TASK OBJECTIVE:
Everything from the line containing "Convert this chart" to the line containing "import seaborn as sns", both lines included, must be copied exactly; nothing else should be.

RECORD EXCERPTS:
• • • •
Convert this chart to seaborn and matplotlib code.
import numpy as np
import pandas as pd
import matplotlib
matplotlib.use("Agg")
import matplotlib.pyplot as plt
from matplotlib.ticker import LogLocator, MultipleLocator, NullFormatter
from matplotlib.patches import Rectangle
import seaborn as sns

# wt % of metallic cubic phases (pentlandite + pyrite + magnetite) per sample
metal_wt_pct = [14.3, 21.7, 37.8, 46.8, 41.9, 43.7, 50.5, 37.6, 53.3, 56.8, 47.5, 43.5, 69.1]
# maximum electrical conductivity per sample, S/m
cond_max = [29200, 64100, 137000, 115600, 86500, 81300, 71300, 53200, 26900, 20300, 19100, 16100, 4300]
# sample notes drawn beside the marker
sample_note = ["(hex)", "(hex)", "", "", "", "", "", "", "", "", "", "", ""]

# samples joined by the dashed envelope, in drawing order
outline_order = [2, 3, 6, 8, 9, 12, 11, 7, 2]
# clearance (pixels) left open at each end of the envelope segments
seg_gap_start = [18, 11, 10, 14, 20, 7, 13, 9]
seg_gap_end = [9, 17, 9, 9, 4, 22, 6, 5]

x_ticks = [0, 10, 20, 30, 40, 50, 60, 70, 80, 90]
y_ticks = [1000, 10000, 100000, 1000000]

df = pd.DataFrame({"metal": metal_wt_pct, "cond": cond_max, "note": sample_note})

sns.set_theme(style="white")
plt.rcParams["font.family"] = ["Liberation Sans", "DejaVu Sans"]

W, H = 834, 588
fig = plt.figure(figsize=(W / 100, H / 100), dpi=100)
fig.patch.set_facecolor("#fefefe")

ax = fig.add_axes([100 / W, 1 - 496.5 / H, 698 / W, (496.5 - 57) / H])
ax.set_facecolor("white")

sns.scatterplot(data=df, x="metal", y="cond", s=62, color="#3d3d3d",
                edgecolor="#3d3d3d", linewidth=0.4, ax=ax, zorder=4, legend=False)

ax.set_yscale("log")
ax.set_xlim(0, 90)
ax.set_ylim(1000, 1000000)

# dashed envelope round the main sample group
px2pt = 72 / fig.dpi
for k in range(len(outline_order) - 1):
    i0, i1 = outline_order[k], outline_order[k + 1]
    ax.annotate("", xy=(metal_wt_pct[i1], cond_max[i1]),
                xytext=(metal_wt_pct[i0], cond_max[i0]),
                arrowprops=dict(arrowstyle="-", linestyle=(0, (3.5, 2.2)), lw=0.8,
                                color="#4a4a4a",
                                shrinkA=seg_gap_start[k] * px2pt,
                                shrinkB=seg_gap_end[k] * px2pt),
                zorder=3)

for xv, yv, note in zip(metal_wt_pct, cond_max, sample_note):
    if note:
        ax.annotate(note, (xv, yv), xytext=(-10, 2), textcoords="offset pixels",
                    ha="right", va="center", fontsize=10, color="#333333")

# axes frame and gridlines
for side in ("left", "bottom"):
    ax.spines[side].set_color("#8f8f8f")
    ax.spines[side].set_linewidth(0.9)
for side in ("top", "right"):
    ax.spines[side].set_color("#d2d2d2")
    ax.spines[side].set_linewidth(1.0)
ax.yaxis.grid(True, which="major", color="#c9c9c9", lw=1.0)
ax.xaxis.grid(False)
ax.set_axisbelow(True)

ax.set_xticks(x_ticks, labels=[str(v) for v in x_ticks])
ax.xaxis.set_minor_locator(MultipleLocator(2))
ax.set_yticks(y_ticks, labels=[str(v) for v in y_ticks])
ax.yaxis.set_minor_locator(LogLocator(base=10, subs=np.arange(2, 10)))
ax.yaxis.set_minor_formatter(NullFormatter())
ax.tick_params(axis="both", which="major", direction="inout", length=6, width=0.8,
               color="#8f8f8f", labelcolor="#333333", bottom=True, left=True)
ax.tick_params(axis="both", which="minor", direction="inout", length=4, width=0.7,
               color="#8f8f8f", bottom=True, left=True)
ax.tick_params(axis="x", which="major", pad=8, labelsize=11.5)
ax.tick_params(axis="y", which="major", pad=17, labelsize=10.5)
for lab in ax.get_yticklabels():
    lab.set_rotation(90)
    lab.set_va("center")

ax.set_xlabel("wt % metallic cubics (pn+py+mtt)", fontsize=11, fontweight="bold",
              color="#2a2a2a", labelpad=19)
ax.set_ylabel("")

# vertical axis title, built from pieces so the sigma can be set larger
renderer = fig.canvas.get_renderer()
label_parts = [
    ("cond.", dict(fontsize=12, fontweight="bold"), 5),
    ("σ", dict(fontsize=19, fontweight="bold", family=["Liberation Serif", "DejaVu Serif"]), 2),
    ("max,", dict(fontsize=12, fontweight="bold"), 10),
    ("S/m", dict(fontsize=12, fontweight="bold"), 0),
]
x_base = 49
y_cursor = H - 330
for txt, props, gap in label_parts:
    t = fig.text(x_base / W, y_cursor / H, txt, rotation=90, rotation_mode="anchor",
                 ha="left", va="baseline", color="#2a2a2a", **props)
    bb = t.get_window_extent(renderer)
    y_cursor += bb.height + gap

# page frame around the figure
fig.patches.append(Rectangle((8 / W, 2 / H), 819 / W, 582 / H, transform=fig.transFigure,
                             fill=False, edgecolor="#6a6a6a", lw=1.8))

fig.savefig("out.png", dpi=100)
• • • •
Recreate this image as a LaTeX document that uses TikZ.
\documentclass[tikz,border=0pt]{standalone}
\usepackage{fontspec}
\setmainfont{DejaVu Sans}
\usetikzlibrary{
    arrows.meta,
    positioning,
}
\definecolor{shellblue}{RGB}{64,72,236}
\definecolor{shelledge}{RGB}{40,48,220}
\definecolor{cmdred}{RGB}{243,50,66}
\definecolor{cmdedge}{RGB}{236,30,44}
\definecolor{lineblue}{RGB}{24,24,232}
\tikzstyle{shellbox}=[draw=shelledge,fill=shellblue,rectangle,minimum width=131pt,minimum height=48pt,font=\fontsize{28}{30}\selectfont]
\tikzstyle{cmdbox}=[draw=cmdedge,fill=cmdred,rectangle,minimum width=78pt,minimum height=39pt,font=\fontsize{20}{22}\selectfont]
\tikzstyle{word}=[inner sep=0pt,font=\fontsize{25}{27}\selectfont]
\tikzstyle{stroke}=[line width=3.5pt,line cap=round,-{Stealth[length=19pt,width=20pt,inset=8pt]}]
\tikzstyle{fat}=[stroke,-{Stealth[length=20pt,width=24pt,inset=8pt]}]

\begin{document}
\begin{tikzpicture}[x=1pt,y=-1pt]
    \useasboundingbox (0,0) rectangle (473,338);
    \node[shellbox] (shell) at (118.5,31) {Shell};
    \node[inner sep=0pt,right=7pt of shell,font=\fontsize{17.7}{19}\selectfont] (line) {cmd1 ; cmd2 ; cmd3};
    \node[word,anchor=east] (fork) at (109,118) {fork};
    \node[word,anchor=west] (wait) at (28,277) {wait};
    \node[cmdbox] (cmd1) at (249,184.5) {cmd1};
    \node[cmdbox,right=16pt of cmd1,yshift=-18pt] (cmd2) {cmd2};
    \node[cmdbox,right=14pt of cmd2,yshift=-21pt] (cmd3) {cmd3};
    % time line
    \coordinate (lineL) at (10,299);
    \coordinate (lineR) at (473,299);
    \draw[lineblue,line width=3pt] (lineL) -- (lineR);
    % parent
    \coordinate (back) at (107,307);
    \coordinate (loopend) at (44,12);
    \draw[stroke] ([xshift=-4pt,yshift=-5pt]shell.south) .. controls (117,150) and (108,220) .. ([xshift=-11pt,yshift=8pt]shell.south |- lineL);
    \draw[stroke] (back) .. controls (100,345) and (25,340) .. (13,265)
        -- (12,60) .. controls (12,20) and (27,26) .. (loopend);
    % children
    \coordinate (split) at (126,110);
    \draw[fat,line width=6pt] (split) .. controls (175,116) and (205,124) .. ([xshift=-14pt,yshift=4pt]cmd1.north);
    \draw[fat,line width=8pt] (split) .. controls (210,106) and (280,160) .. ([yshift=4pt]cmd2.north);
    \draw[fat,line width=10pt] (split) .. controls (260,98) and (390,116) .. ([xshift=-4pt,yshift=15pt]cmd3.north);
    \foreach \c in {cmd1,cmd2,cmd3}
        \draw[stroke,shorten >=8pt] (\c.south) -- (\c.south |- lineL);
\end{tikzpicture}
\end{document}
• • • •
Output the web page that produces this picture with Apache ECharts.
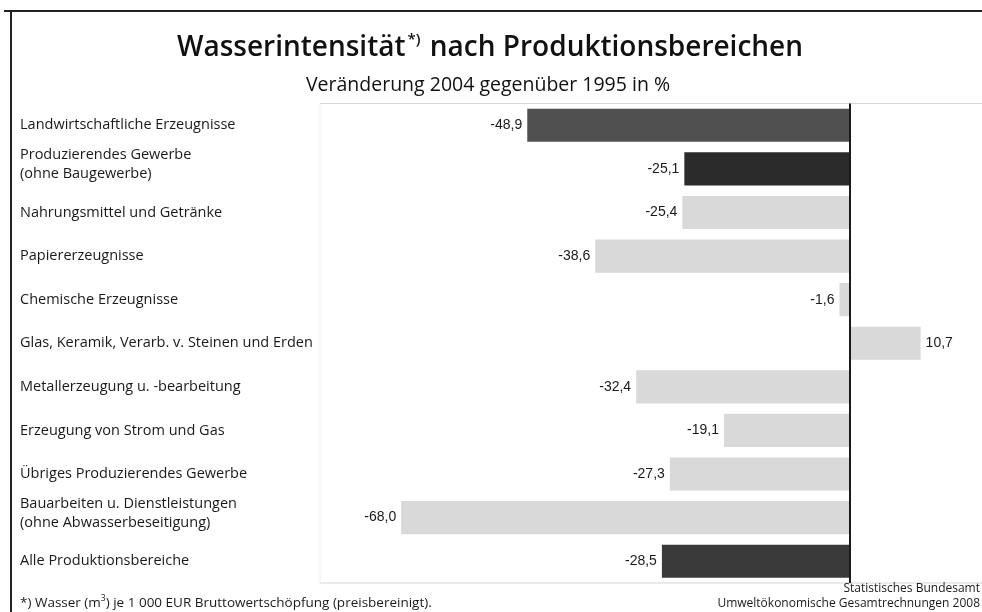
• • • •
SOLUTION TO THIS EXERCISE:
Convert this chart to seaborn and matplotlib code.
import numpy as np
import pandas as pd
import matplotlib
matplotlib.use("Agg")
import matplotlib.pyplot as plt
from matplotlib.ticker import LogLocator, MultipleLocator, NullFormatter
from matplotlib.patches import Rectangle
import seaborn as sns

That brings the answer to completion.